🤖 AI Summary
To address poor model generalization and client drift arising from non-i.i.d. data and multimodal heterogeneity among clients in federated learning, this paper proposes a novel ADMM-based federated learning framework. The method mitigates data bias via partial personalization of local models and introduces an augmented Lagrangian function incorporating both first- and second-order proximal terms, with explicit updates of Lagrange multipliers to ensure convergence stability. We establish, for the first time, global convergence to stationary points under arbitrary initializations, supporting constant, linear, and sublinear convergence rates. Extensive experiments on four heterogeneous multimodal datasets demonstrate that our approach significantly outperforms state-of-the-art methods, achieving average improvements of 12.3% in test accuracy, 16.4% in F1-score, and 18.0% in AUC, while requiring fewer communication rounds.
📝 Abstract
In federated learning (FL), the assumption that datasets from different devices are independent and identically distributed (i.i.d.) often does not hold due to user differences, and the presence of various data modalities across clients makes using a single model impractical. Personalizing certain parts of the model can effectively address these issues by allowing those parts to differ across clients, while the remaining parts serve as a shared model. However, we found that partial model personalization may exacerbate client drift (each client's local model diverges from the shared model), thereby reducing the effectiveness and efficiency of FL algorithms.

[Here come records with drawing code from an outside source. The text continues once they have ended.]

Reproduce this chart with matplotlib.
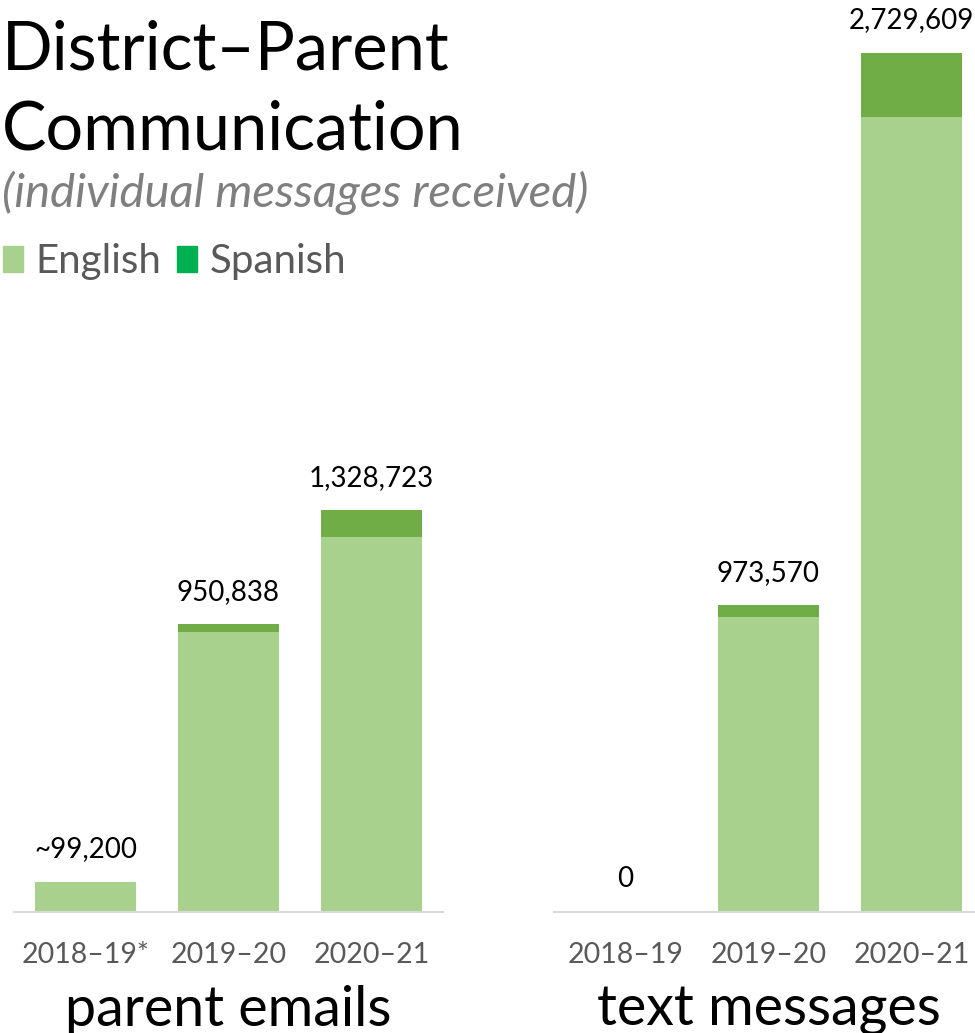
import matplotlib
matplotlib.use("Agg")
import matplotlib.pyplot as plt
from matplotlib.patches import Patch
import numpy as np

plt.rcParams['font.family'] = ['Lato', 'DejaVu Sans']

# data
email_years = ["2018–19*", "2019–20", "2020–21"]
email_totals = np.array([99200, 950838, 1328723])
email_spanish = np.array([0, 25500, 89300])
email_labels = ["~99,200", "950,838", "1,328,723"]

text_years = ["2018–19", "2019–20", "2020–21"]
text_totals = np.array([0, 973570, 2729609])
text_spanish = np.array([0, 38100, 203400])
text_labels = ["0", "973,570", "2,729,609"]

english_col = "#A9D18E"
spanish_col = "#70AD47"
legend_spanish_col = "#00B050"
gray = "#595959"

W, H = 975, 1033
fig = plt.figure(figsize=(W/100, H/100), dpi=100)

def px_axes(x0, y_base, w, h):
    return fig.add_axes([x0/W, (H-y_base)/H, w/W, h/H])

def draw_panel(ax, years, totals, spanish, labels, ymax, name):
    x = np.arange(len(years))
    english = totals - spanish
    ax.bar(x, english, width=0.706, color=english_col, edgecolor="none")
    ax.bar(x, spanish, width=0.706, bottom=english, color=spanish_col, edgecolor="none")
    for xi, t, lab in zip(x, totals, labels):
        ax.annotate(lab, (xi, t), xytext=(0, 14), textcoords="offset points",
                    ha="center", va="bottom", fontsize=20, color="black")
    ax.set_xlim(-0.5, 2.5)
    ax.set_ylim(0, ymax)
    for s in ["top", "left", "right"]:
        ax.spines[s].set_visible(False)
    ax.spines["bottom"].set_color("#D9D9D9")
    ax.spines["bottom"].set_linewidth(1.5)
    ax.set_yticks([])
    ax.set_xticks(x)
    ax.set_xticklabels(years, fontsize=20.5, color=gray)
    ax.tick_params(axis="x", length=0, pad=22)
    ax.set_xlabel(name, fontsize=40, color="black", labelpad=12)
    ax.patch.set_alpha(0)

base = 911.7
ax1 = px_axes(14, base, 429, base)
draw_panel(ax1, email_years, email_totals, email_spanish, email_labels,
           base / 3.023e-4, "parent emails")
ax2 = px_axes(554, base, 429, base)
draw_panel(ax2, text_years, text_totals, text_spanish, text_labels,
           base / 3.146e-4, "text messages")

fig.text(2/W, 1 - 70/H, "District–Parent", fontsize=48, color="black", va="baseline")
fig.text(2/W, 1 - 150/H, "Communication", fontsize=48, color="black", va="baseline")
fig.text(2/W, 1 - 207/H, "(individual messages received)", fontsize=34,
         style="italic", color="#7F7F7F", va="baseline")

handles = [Patch(color=english_col, label="English"),
           Patch(color=legend_spanish_col, label="Spanish")]
fig.legend(handles=handles, loc="upper left", bbox_to_anchor=(3/W, 1 - 243/H),
           ncol=2, frameon=False, fontsize=29, labelcolor=gray,
           borderpad=0, borderaxespad=0,
           handlelength=0.5, handleheight=0.6, handletextpad=0.3, columnspacing=0.4)

fig.savefig("out.png", dpi=100)
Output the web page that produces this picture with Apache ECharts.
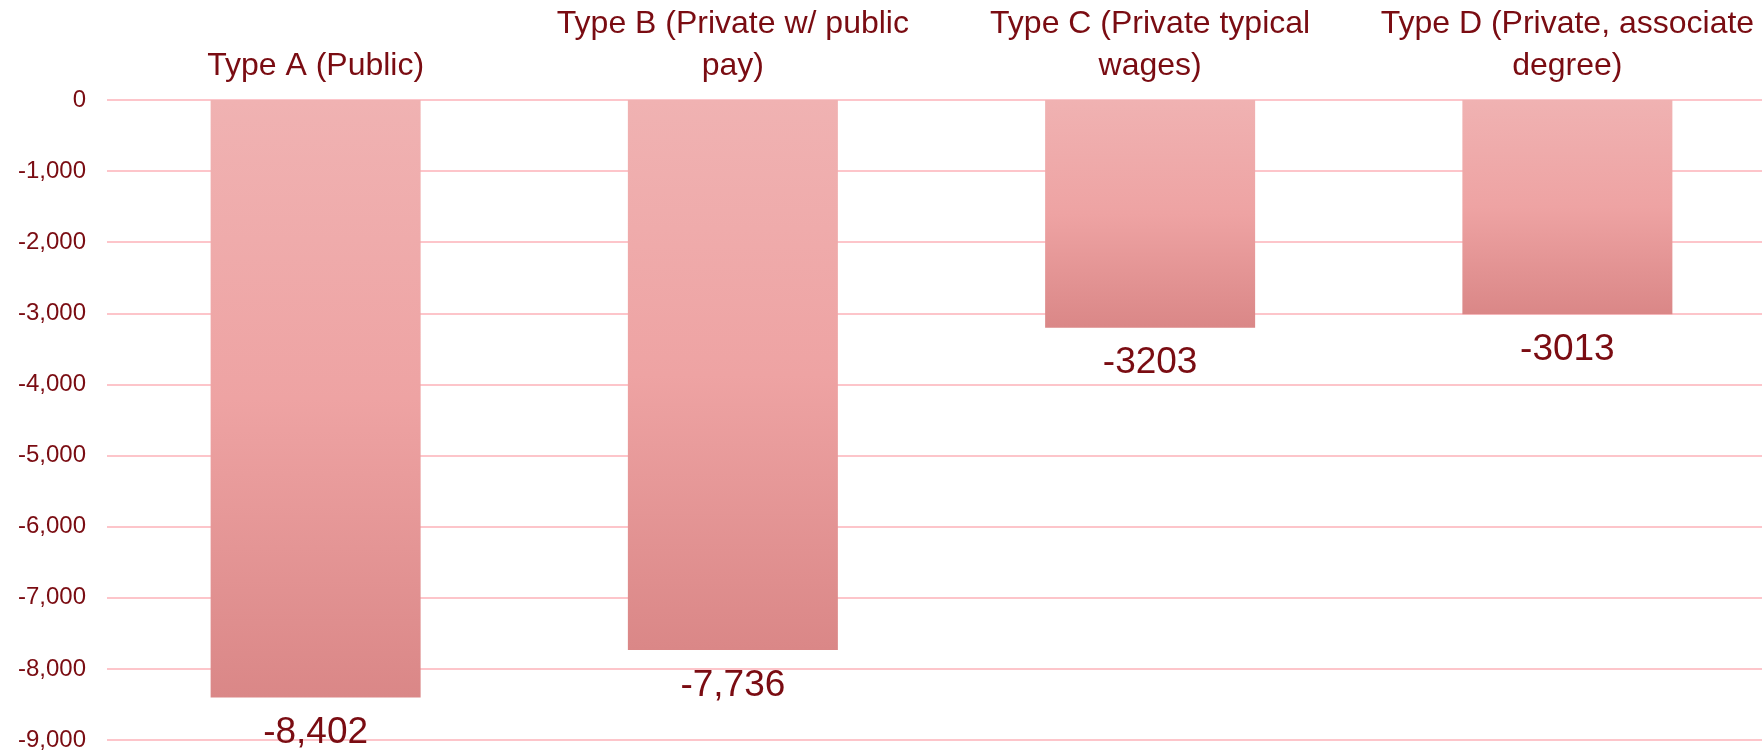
<!DOCTYPE html>
<html>
<head>
<meta charset="utf-8">
<style>
  html, body { margin: 0; padding: 0; background: #ffffff; }
  #chart { width: 1762px; height: 753px; }
</style>
<script src="https://cdn.jsdelivr.net/npm/echarts@6/dist/echarts.min.js"></script>
</head>
<body>
<div id="chart"></div>
<script>
const categories = ['Type A (Public)', 'Type B (Private w/ public pay)', 'Type C (Private typical wages)', 'Type D (Private, associate degree)'];
const tickLabels = ['Type A (Public)', 'Type B (Private w/ public\npay)', 'Type C (Private typical\nwages)', 'Type D (Private, associate\ndegree)'];
const values = [-8402, -7736, -3203, -3013];
const valueLabels = ['-8,402', '-7,736', '-3203', '-3013'];

const textColor = '#7a0c12';
const gridColor = '#fdc5ca';

const chart = echarts.init(document.getElementById('chart'), null, { renderer: 'canvas' });
chart.setOption({
  animation: false,
  backgroundColor: '#ffffff',
  textStyle: { fontFamily: 'Liberation Sans, Arial, sans-serif' },
  grid: { left: 107, top: 100, width: 1669, height: 640, outerBoundsMode: 'none', containLabel: false },
  xAxis: {
    type: 'category',
    position: 'top',
    data: categories,
    axisLine: { show: false },
    axisTick: { show: false },
    splitLine: { show: false },
    axisLabel: {
      interval: 0,
      margin: 13,
      color: textColor,
      fontSize: 32,
      lineHeight: 42,
      fontFamily: 'Liberation Sans, Arial, sans-serif',
      formatter: function (v, i) { return tickLabels[i]; }
    }
  },
  yAxis: {
    type: 'value',
    min: -9000,
    max: 0,
    interval: 1000,
    axisLine: { show: false },
    axisTick: { show: false },
    splitLine: { show: true, lineStyle: { color: gridColor, width: 2 } },
    axisLabel: {
      margin: 21,
      color: textColor,
      fontSize: 24,
      fontFamily: 'Liberation Sans, Arial, sans-serif',
      formatter: function (v) { return v === 0 ? '0' : v.toLocaleString('en-US'); }
    }
  },
  series: [{
    type: 'bar',
    data: values,
    barWidth: 210,
    itemStyle: {
      color: new echarts.graphic.LinearGradient(0, 0, 0, 1, [
        { offset: 0, color: '#f0b2b2' },
        { offset: 0.5, color: '#eea3a3' },
        { offset: 1, color: '#da8787' }
      ])
    },
    label: {
      show: true,
      position: 'bottom',
      distance: 17,
      color: textColor,
      fontSize: 37,
      fontFamily: 'Liberation Sans, Arial, sans-serif',
      formatter: function (p) { return valueLabels[p.dataIndex]; }
    }
  }]
});
</script>
</body>
</html>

We propose an FL framework based on the alternating direction method of multipliers (ADMM), referred to as FedAPM, to mitigate client drift. We construct the augmented Lagrangian function by incorporating first-order and second-order proximal terms into the objective, with the second-order term providing fixed correction and the first-order term offering compensatory correction between the local and shared models. Our analysis demonstrates that FedAPM, by using explicit estimates of the Lagrange multiplier, is more stable and efficient in terms of convergence compared to other FL frameworks. We establish the global convergence of FedAPM training from arbitrary initial points to a stationary point, achieving three types of rates: constant, linear, and sublinear, under mild assumptions. We conduct experiments using four heterogeneous and multimodal datasets with different metrics to validate the performance of FedAPM. Specifically, FedAPM achieves faster and more accurate convergence, outperforming the SOTA methods with average improvements of 12.3% in test accuracy, 16.4% in F1 score, and 18.0% in AUC while requiring fewer communication rounds.